### What you need to do
Pictures stay out of the copy. Please reproduce only the lines between the one holding "Emit a component" and the one holding "60, 70, 80];", inclusive.

■ ■ ■

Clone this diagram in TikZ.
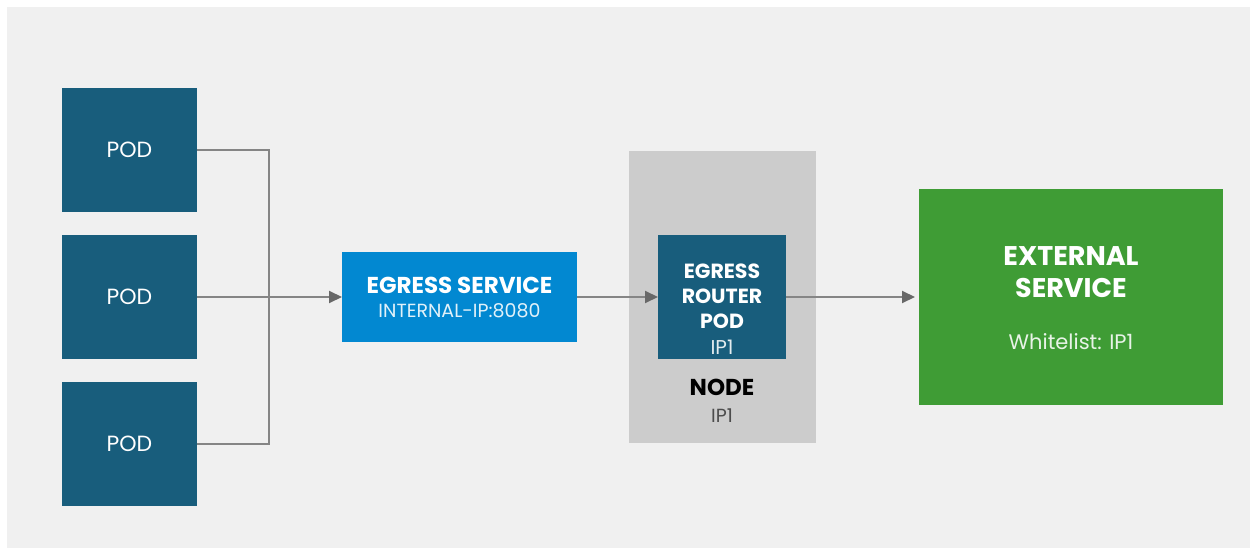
\documentclass[tikz,border=0pt]{standalone}
\usepackage{fontspec}
\setmainfont{Poppins}
\usetikzlibrary{arrows.meta}

\definecolor{canvas}{HTML}{F0F0F0}
\definecolor{podblue}{HTML}{185D7C}
\definecolor{svcblue}{HTML}{0288D1}
\definecolor{hostgray}{HTML}{CCCCCC}
\definecolor{extgreen}{HTML}{3F9C35}
\definecolor{wire}{HTML}{858585}
\definecolor{tipgray}{HTML}{686868}

\tikzset{
  box/.style={draw=none, inner sep=0pt, outer sep=0pt},
  podbox/.style={box, fill=podblue, minimum width=135pt, minimum height=124pt,
    text=white, font=\fontsize{22}{26}\selectfont},
  wirestyle/.style={draw=wire, line width=2pt},
  flow/.style={wirestyle, -{Triangle[length=13pt,width=12pt,color=tipgray]}},
  title/.style={text=white, font=\bfseries\fontsize{23}{26}\selectfont},
  sub/.style={text=white!88!svcblue, font=\fontsize{19}{22}\selectfont},
}

\begin{document}
\begin{tikzpicture}[x=1pt,y=-1pt]
  \useasboundingbox (0,0) rectangle (1250,548);
  \fill[canvas] (7,7) rectangle (1250,548);

  % client pods
  \node[podbox] (p1) at (129.5,150) {POD};
  \node[podbox] (p2) at (129.5,297) {POD};
  \node[podbox] (p3) at (129.5,444) {POD};

  % egress service
  \node[box, fill=svcblue, minimum width=235pt, minimum height=90pt] (svc) at (459.5,297) {};
  \node[title] (svct) at (459.5,285) {EGRESS SERVICE};
  \node[sub] (svcs) at (459.5,311) {INTERNAL-IP:8080};

  % host node with the router pod
  \node[box, fill=hostgray, minimum width=187pt, minimum height=292pt] (host) at (722.5,297) {};
  \node[box, fill=podblue, minimum width=128pt, minimum height=124pt] (router) at (722,297) {};
  \node[text=white, font=\bfseries\fontsize{20.5}{25}\selectfont, align=center] (routert) at (722,296) {EGRESS\\ROUTER\\POD};
  \node[text=white!88!podblue, font=\fontsize{20}{24}\selectfont] (routerip) at (722,347) {IP1};
  \node[text=black, font=\bfseries\fontsize{23}{26}\selectfont] (hostt) at (722,387) {NODE};
  \node[text=black!70, font=\fontsize{19}{22}\selectfont] (hostip) at (722,416) {IP1};

  % external service
  \node[box, fill=extgreen, minimum width=304pt, minimum height=216pt] (ext) at (1071,297) {};
  \node[text=white, font=\bfseries\fontsize{27}{32}\selectfont, align=center] (extt) at (1071,272) {EXTERNAL\\SERVICE};
  \node[text=white!88!extgreen, font=\fontsize{21}{24}\selectfont] (exts) at (1071,342) {Whitelist: IP1};

  % connectors
  \coordinate (merge) at (269,297);
  \draw[wirestyle] (p1.east) -| (merge);
  \draw[wirestyle] (p3.east) -| (merge);
  \draw[flow] (p2.east) -- (svc.west);
  \draw[flow] (svc.east) -- (router.west);
  \draw[flow, shorten >=4pt] (router.east) -- (ext.west);
\end{tikzpicture}
\end{document}
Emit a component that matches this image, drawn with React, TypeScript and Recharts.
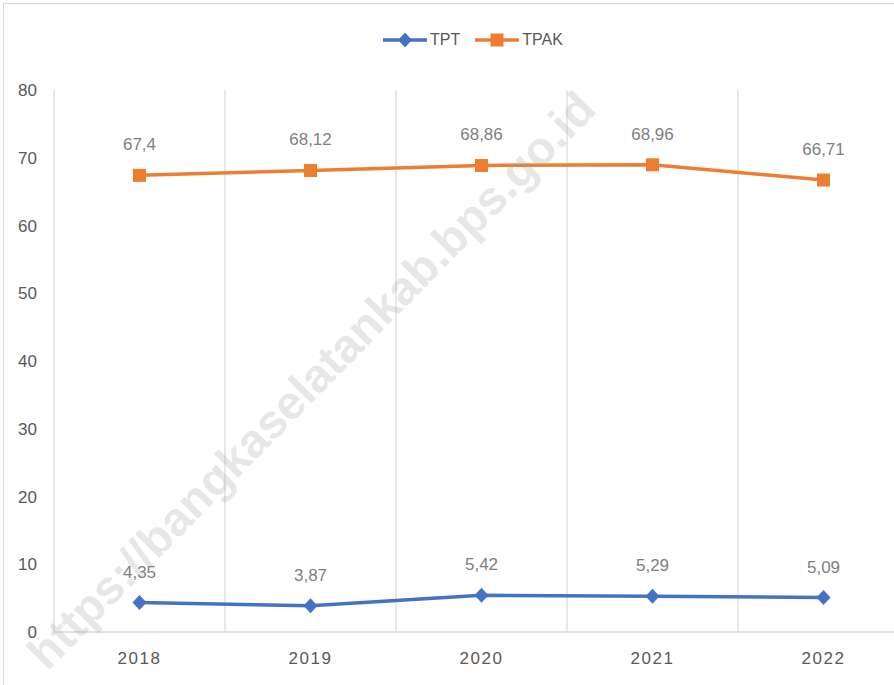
import { CartesianGrid, LabelList, Legend, Line, LineChart, XAxis, YAxis } from "recharts";

const years = ["2018", "2019", "2020", "2021", "2022"];
const tpt = [4.35, 3.87, 5.42, 5.29, 5.09];
const tpak = [67.4, 68.12, 68.86, 68.96, 66.71];
const yTicks = [0, 10, 20, 30, 40, 50, 60, 70, 80];

const data = years.map((year, i) => ({ year, TPT: tpt[i], TPAK: tpak[i] }));

const FONT = '"Liberation Sans", Arial, sans-serif';
const BLUE = "#4472C4";
const ORANGE = "#ED7D31";
const GRID = "#d9d9d9";

const fmt = (v: number) => String(v).replace(".", ",");

const Diamond = (props: any) => {
  const { cx, cy } = props;
  if (cx == null || cy == null) return null;
  return (
    <path
      key={props.index}
      d={`M${cx},${cy - 7.5} L${cx + 7},${cy} L${cx},${cy + 7.5} L${cx - 7},${cy} Z`}
      fill={BLUE}
    />
  );
};

const Square = (props: any) => {
  const { cx, cy } = props;
  if (cx == null || cy == null) return null;
  return <rect key={props.index} x={cx - 6.5} y={cy - 6.5} width={13} height={13} fill={ORANGE} />;
};

const legendItems = [
  { name: "TPT", color: BLUE, shape: "diamond" },
  { name: "TPAK", color: ORANGE, shape: "square" },
];

const renderLegend = () => (
  <div style={{ display: "flex", alignItems: "center", fontFamily: FONT, fontSize: 16, color: "#595959" }}>
    {legendItems.map((item) => (
      <div key={item.name} style={{ display: "flex", alignItems: "center", marginRight: 15 }}>
        <svg width={44} height={18}>
          <line x1={0} y1={9} x2={44} y2={9} stroke={item.color} strokeWidth={3.5} strokeLinecap="round" />
          {item.shape === "diamond" ? (
            <path d="M22,1.5 L29,9 L22,16.5 L15,9 Z" fill={item.color} />
          ) : (
            <rect x={15.5} y={2.5} width={13} height={13} fill={item.color} />
          )}
        </svg>
        <span style={{ marginLeft: 3 }}>{item.name}</span>
      </div>
    ))}
  </div>
);

export default function App() {
  return (
    <div
      style={{
        position: "absolute",
        left: 0,
        top: 0,
        width: 894,
        height: 685,
        overflow: "hidden",
        background: "#fff",
      }}
    >
      <div style={{ position: "absolute", left: 3, top: 3, border: `1px solid ${GRID}` }}>
        <LineChart width={930} height={700} data={data} margin={{ top: 86, right: 25, left: 0, bottom: 32 }}>
          <CartesianGrid
            horizontal={false}
            stroke={GRID}
            strokeWidth={1.2}
            verticalCoordinatesGenerator={({ offset }: any) =>
              years.map((_, i) => offset.left + (i * offset.width) / years.length).concat(offset.left + offset.width)
            }
          />
          <XAxis
            dataKey="year"
            height={40}
            padding={{ left: 85.5, right: 85.5 }}
            axisLine={{ stroke: GRID, strokeWidth: 1.5 }}
            tickLine={false}
            tickSize={0}
            tickMargin={20}
            tick={{ fill: "#595959", fontSize: 17, fontFamily: FONT, letterSpacing: 1.6 }}
          />
          <YAxis
            width={50}
            domain={[0, 80]}
            ticks={yTicks}
            axisLine={false}
            tickLine={false}
            tickSize={0}
            tickMargin={17}
            tick={{ fill: "#595959", fontSize: 17, fontFamily: FONT }}
          />
          <Legend
            layout="horizontal"
            verticalAlign="middle"
            align="center"
            content={renderLegend}
            wrapperStyle={{ position: "absolute", top: 27, left: 379, width: 320 }}
          />
          <Line
            dataKey="TPT"
            stroke={BLUE}
            strokeWidth={3.5}
            dot={Diamond}
            activeDot={false}
            isAnimationActive={false}
          >
            <LabelList
              dataKey="TPT"
              position="top"
              offset={25}
              formatter={(v: any) => fmt(v)}
              fill="#7f7f7f"
              fontSize={17}
              fontFamily={FONT}
            />
          </Line>
          <Line
            dataKey="TPAK"
            stroke={ORANGE}
            strokeWidth={3.5}
            dot={Square}
            activeDot={false}
            isAnimationActive={false}
          >
            <LabelList
              dataKey="TPAK"
              position="top"
              offset={25}
              formatter={(v: any) => fmt(v)}
              fill="#7f7f7f"
              fontSize={17}
              fontFamily={FONT}
            />
          </Line>
        </LineChart>
      </div>
      <svg
        width={894}
        height={685}
        style={{ position: "absolute", left: 0, top: 0, pointerEvents: "none" }}
      >
        <text
          x={311}
          y={380}
          transform="rotate(-45.5 311 380)"
          textAnchor="middle"
          dominantBaseline="central"
          fontFamily={FONT}
          fontWeight="bold"
          fontSize={47}
          fill="#a1a1a1"
          fillOpacity={0.27}
        >
          https://bangkaselatankab.bps.go.id
        </text>
      </svg>
    </div>
  );
}
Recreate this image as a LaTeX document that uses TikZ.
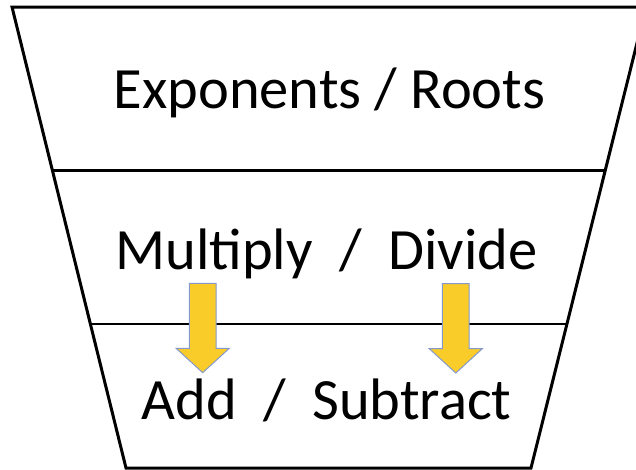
\documentclass[tikz,border=0pt]{standalone}
\usepackage{fontspec}
\setmainfont{Carlito}
\definecolor{arrowfill}{RGB}{249,204,42}
\definecolor{arrowedge}{RGB}{132,152,204}
\tikzset{
  outline/.style={line width=3pt, black, line join=miter},
  divider/.style={line width=2.6pt, black},
  label/.style={anchor=base, inner sep=0pt, font=\fontsize{58.5}{62}\selectfont},
  pics/downarrow/.style={code={
    \draw[fill=arrowfill, draw=arrowedge, line width=1pt, line join=miter]
      (-13.4,-89.4) -- (13.4,-89.4) -- (13.4,-24.4) -- (26.6,-24.4)
      -- (0,0) -- (-26.6,-24.4) -- (-13.4,-24.4) -- cycle;
  }}
}
\begin{document}
\begin{tikzpicture}[x=1pt, y=-1pt]
  \useasboundingbox (0,0) rectangle (636,469);
  \clip (0,0) rectangle (636,469);

  % funnel outline
  \coordinate (tl) at (12,7);
  \coordinate (tr) at (646,7);
  \coordinate (bl) at (126,468);
  \coordinate (br) at (531,468);
  \draw[outline] (tl) -- (tr) -- (br) -- (bl) -- cycle;

  % level dividers
  \path (tl) -- (bl) coordinate[pos=0.355] (l1) coordinate[pos=0.6876] (l2);
  \path (tr) -- (br) coordinate[pos=0.355] (r1) coordinate[pos=0.6876] (r2);
  \draw[divider] (l1) -- (r1);
  \draw[divider] (l2) -- (r2);

  % level labels
  \node[label] (top) at (329.5,108.3) {Exponents / Roots};
  \node[label] (mid) at (326.5,269.3) {Multiply~~/~~Divide};
  \node[label] (low) at (326.5,419.3) {Add~~/~~Subtract};

  % downward arrows
  \pic at (202.7,372.7) {downarrow};
  \pic at (455.8,373.0) {downarrow};
\end{tikzpicture}
\end{document}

■ ■ ■

### Correct answer
Emit a component that matches this image, drawn with React, TypeScript and Recharts.
import { CartesianGrid, LabelList, Legend, Line, LineChart, XAxis, YAxis } from "recharts";

const years = ["2018", "2019", "2020", "2021", "2022"];
const tpt = [4.35, 3.87, 5.42, 5.29, 5.09];
const tpak = [67.4, 68.12, 68.86, 68.96, 66.71];
const yTicks = [0, 10, 20, 30, 40, 50, 60, 70, 80];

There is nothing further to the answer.